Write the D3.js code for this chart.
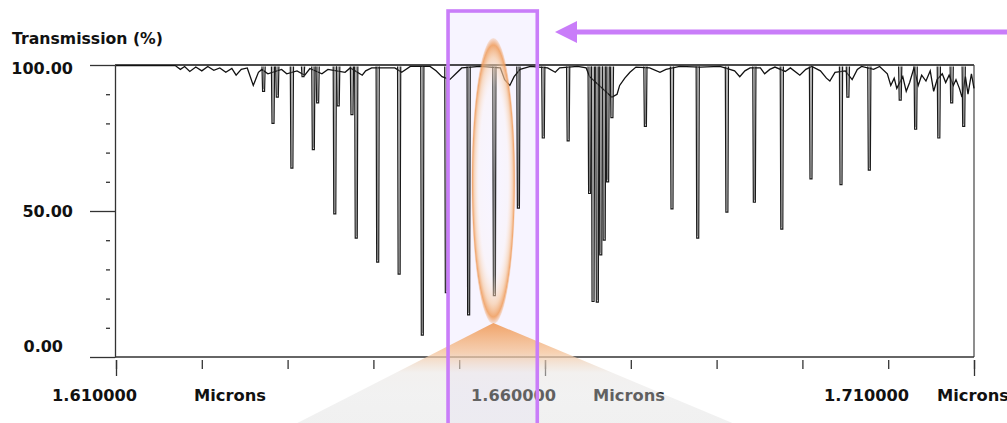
- - - - -
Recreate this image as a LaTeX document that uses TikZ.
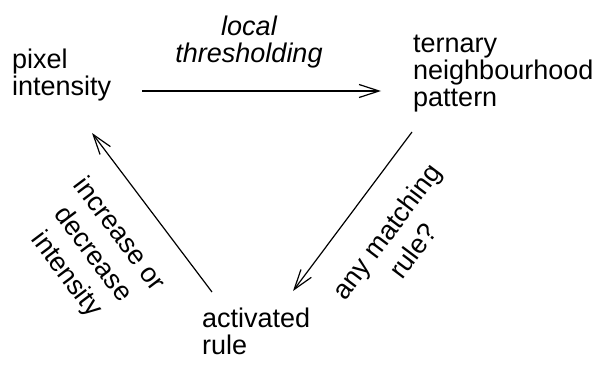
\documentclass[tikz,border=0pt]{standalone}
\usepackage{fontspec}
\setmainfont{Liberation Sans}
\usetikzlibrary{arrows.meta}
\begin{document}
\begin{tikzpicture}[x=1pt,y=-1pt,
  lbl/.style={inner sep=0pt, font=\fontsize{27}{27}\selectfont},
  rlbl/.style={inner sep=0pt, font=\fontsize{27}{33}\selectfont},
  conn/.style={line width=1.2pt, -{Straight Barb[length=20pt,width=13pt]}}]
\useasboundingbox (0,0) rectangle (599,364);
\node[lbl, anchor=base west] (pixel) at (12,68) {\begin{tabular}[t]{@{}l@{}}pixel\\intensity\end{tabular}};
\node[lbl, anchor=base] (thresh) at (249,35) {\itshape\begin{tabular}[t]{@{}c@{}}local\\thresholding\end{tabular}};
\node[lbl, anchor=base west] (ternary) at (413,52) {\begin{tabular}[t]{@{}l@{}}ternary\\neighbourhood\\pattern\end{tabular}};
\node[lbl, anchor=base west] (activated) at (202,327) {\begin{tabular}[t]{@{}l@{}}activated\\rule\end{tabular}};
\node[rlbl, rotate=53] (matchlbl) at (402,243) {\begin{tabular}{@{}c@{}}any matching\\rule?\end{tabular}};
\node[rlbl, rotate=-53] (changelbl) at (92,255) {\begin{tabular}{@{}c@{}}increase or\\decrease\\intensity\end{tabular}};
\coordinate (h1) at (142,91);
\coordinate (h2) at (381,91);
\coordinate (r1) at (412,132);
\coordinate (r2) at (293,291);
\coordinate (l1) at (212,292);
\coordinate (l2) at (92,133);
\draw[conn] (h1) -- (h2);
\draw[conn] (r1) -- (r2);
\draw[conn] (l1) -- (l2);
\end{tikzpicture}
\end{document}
- - - - -
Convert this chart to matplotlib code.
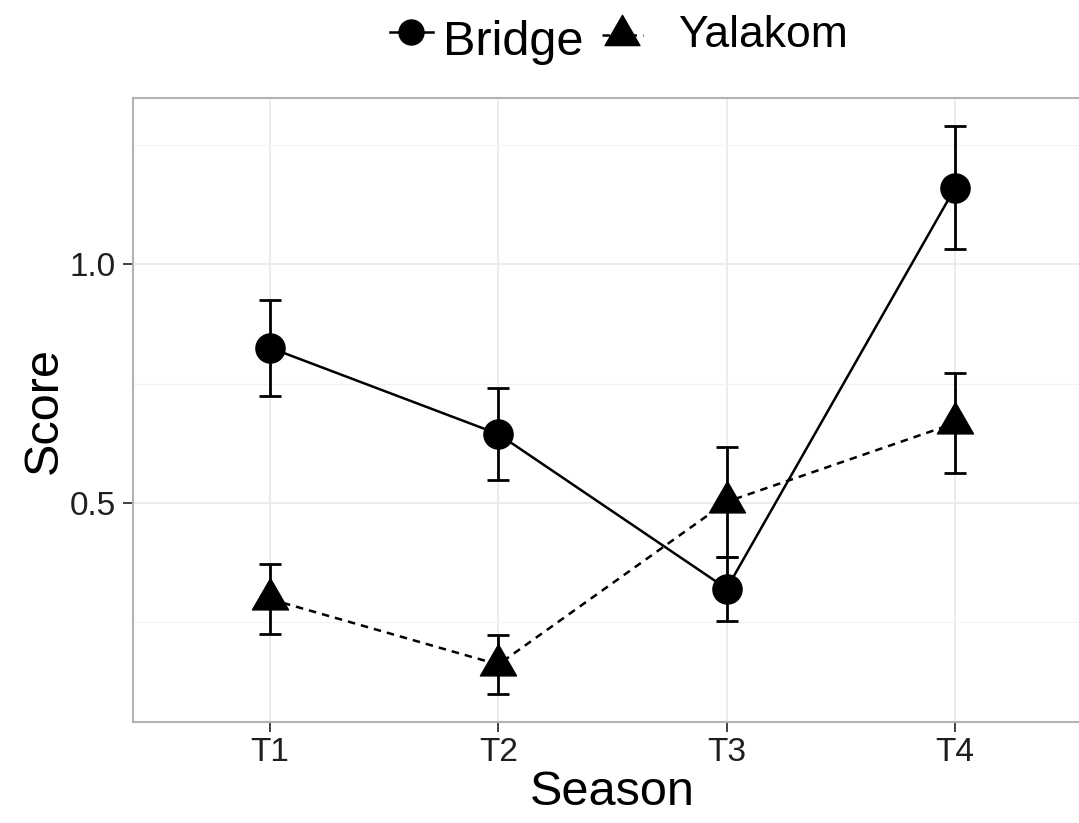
- - - - -
● Goal of the exercise
Go through the records and pull out each line that includes the word "this".

● Worked solution
Write the D3.js code for this chart.
Recreate this image as a LaTeX document that uses TikZ.
Convert this chart to matplotlib code.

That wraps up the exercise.